昨年のスポーツ界のMVPはラグビーW杯イングランド大会で強豪の南アフリカを撃破するなど3勝をあげたラグビー日本代表だろう。

 

 

 この手腕が認められ、ヘッドコーチ(HC)のエディー・ジョーンズはイングランド代表HCに就任した。

 

 手元に昨年の正月、エディーが選手と関係者に送った年賀状のコピーがある。

<2015年9月19日。

 ブライトン、午後8時。南アフリカ戦キックオフまであと627日、約20テストマッチです。

 日本ラグビー史上最高のチームとなる為、私達に残された時間は残すところ半分になりました。2013年はウェールズ戦勝利で日本ラグビーの歴史を塗り替えました。

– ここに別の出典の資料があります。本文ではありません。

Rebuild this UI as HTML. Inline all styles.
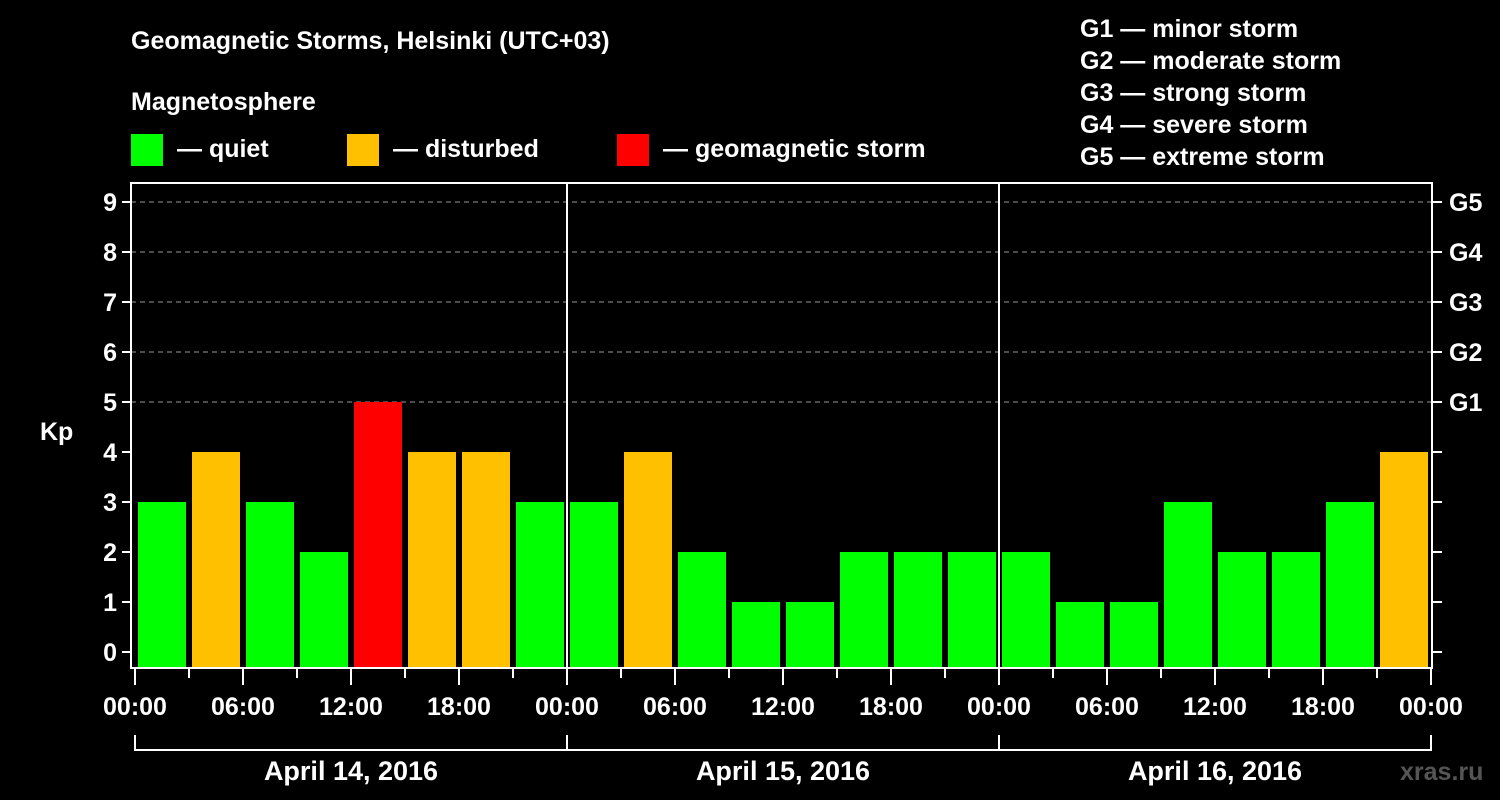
<!DOCTYPE html>
<html><head><meta charset="utf-8"><style>
html,body{margin:0;padding:0;background:#000;}
svg{display:block;font-family:"Liberation Sans",Arial,sans-serif;font-weight:bold;}
</style></head><body>
<svg id="c" width="1500" height="800" xmlns="http://www.w3.org/2000/svg">
<rect width="1500" height="800" fill="#000"/>
<text x="131" y="49" fill="#fff" font-size="25">Geomagnetic Storms, Helsinki (UTC+03)</text>
<text x="131" y="110" fill="#fff" font-size="25">Magnetosphere</text>
<g><rect x="131" y="134" width="32" height="32" fill="#00ff00"/><text x="177" y="157" fill="#fff" font-size="25">— quiet</text></g>
<g><rect x="347" y="134" width="32" height="32" fill="#ffc000"/><text x="393" y="157" fill="#fff" font-size="25">— disturbed</text></g>
<g><rect x="617" y="134" width="32" height="32" fill="#ff0000"/><text x="663" y="157" fill="#fff" font-size="25">— geomagnetic storm</text></g>
<g fill="#fff" font-size="25">
<text x="1080" y="37">G1 — minor storm</text>
<text x="1080" y="69">G2 — moderate storm</text>
<text x="1080" y="101">G3 — strong storm</text>
<text x="1080" y="133">G4 — severe storm</text>
<text x="1080" y="165">G5 — extreme storm</text>
</g>
<text x="40" y="440" fill="#fff" font-size="25">Kp</text>
<text x="1400" y="780" fill="#555" font-size="25">xras.ru</text>
<g id="grid"></g><g id="bars"></g><g id="axes"></g>
</svg>
<script>
const days = ["April 14, 2016","April 15, 2016","April 16, 2016"];
const kpValues = [3,4,3,2,5,4,4,3, 3,4,2,1,1,2,2,2, 2,1,1,3,2,2,3,4];
const yTicks = [0,1,2,3,4,5,6,7,8,9];
const gLabels = ["G1","G2","G3","G4","G5"];
const xLabels = ["00:00","06:00","12:00","18:00"];
const NS="http://www.w3.org/2000/svg";
const X0=135, SLOT=54, Y0=652, UNIT=50, LEFT=131, RIGHT=1432, TOP=183, BOT=668;
const xs = i => X0 + i*SLOT;
const ys = v => Y0 - v*UNIT;
function mk(tag, attrs, parent, txt){const e=document.createElementNS(NS,tag);for(const k in attrs)e.setAttribute(k,attrs[k]);if(txt!==undefined)e.textContent=txt;document.getElementById(parent).appendChild(e);return e;}
yTicks.forEach(v=>{
  if(v>=5){const g=mk('line',{x1:LEFT,x2:RIGHT,y1:ys(v),y2:ys(v),stroke:'#999','stroke-dasharray':'5,4','stroke-width':1},'grid');
  
  }
  const t=mk('line',{x1:LEFT-9,x2:LEFT,y1:ys(v),y2:ys(v),stroke:'#fff','stroke-width':2},'axes');
  
  
  const r=mk('line',{x1:RIGHT,x2:RIGHT+10,y1:ys(v),y2:ys(v),stroke:'#fff','stroke-width':2},'axes');
  
  
  const l=mk('text',{x:LEFT-14,y:ys(v)+9,fill:'#fff','font-size':25,'text-anchor':'end'},'axes',String(v));
  
  
});
gLabels.forEach((g,i)=>{
  const l=mk('text',{x:RIGHT+17,y:ys(5+i)+9,fill:'#fff','font-size':25},'axes',g);
  
  
});
kpValues.forEach((v,i)=>{
  const col = v>=5?'#ff0000':(v>=4?'#ffc000':'#00ff00');
  const b=mk('rect',{x:xs(i)+3,y:ys(v),width:48,height:BOT-ys(v),fill:col},'bars');
  
  
});
const fr=mk('rect',{x:LEFT,y:TOP,width:RIGHT-LEFT,height:BOT-TOP,fill:'none',stroke:'#fff','stroke-width':2},'axes');


for(let d=1;d<days.length;d++){
  const s=mk('line',{x1:xs(d*8),x2:xs(d*8),y1:TOP,y2:BOT,stroke:'#fff','stroke-width':2},'axes');
  
  
}
for(let i=0;i<=kpValues.length;i++){
  const major=i%2===0;
  const t=mk('line',{x1:xs(i),x2:xs(i),y1:BOT,y2:BOT+(major?17:10),stroke:'#fff','stroke-width':2},'axes');
  
  
  if(major){
    const l=mk('text',{x:xs(i),y:715,fill:'#fff','font-size':25,'text-anchor':'middle'},'axes',xLabels[(i/2)%4]);
    
    
  }
}
days.forEach((d,i)=>{
  const a=xs(i*8), b=xs(i*8+8);
  const p=mk('path',{d:`M${a},735V750H${b}V735`,fill:'none',stroke:'#fff','stroke-width':2},'axes');
  
  
  const l=mk('text',{x:(a+b)/2,y:780,fill:'#fff','font-size':27,'text-anchor':'middle'},'axes',d);
  
  
});
</script>
</body></html>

 お正月、家族とのひと時を楽しんでください。皆さんのご多幸をお祈りしています>

 

 W杯が始まる前のことだ。エディーと親しい関係者が、直截に訊ねた。

「グループリーグの勝算は?」

 

「南アフリカに5割、スコットランドに7割、サモアに8割、米国には9割」

 そこまで自信があるのか、とこの関係者は驚いたという。

 

 エディーは語っている。

「HCとしての私の最大のミッションは選手たちに桜のジャージを着る誇りを取り戻させること。私のミッションに見事に応えてくれた選手たちに、私は誇りを持っている」

 

 初めてエディーにインタビューしたのは2011年12月、彼が日本代表HCに就任する前のことだ。

 

 前年のニュージーランドW杯で、日本代表は1分け3敗に終わった。

 物議をかもしたのは2戦目のニュージーランド戦。HCのジョン・カーワンは優勝候補の筆頭から勝利を得るのは困難と判断して、主力を温存したのだ。

 

 これに怒ったのがエディーである。

「W杯は4年に1度しかありません。毎試合勝ちたいという強い思いがなければ戦い抜けない。残念ながらカーワンHCは大会が始まる前に“目標は2勝です”と言った。これは最初から“2試合負けますよ”と言っているようなもの。日本が弱い国ならば、なおさら“どの試合も勝つ”という強い意志と具体的な目標がなければいけません」

 

 この時点で、エディーは既に4年後を見据えていた。流行語にもなった「ジャパン・ウェイ」の原点を、この発言から確認することができる。

 

 エディーの遺産を、2019年にどうつなげるか。うれしい宿題である。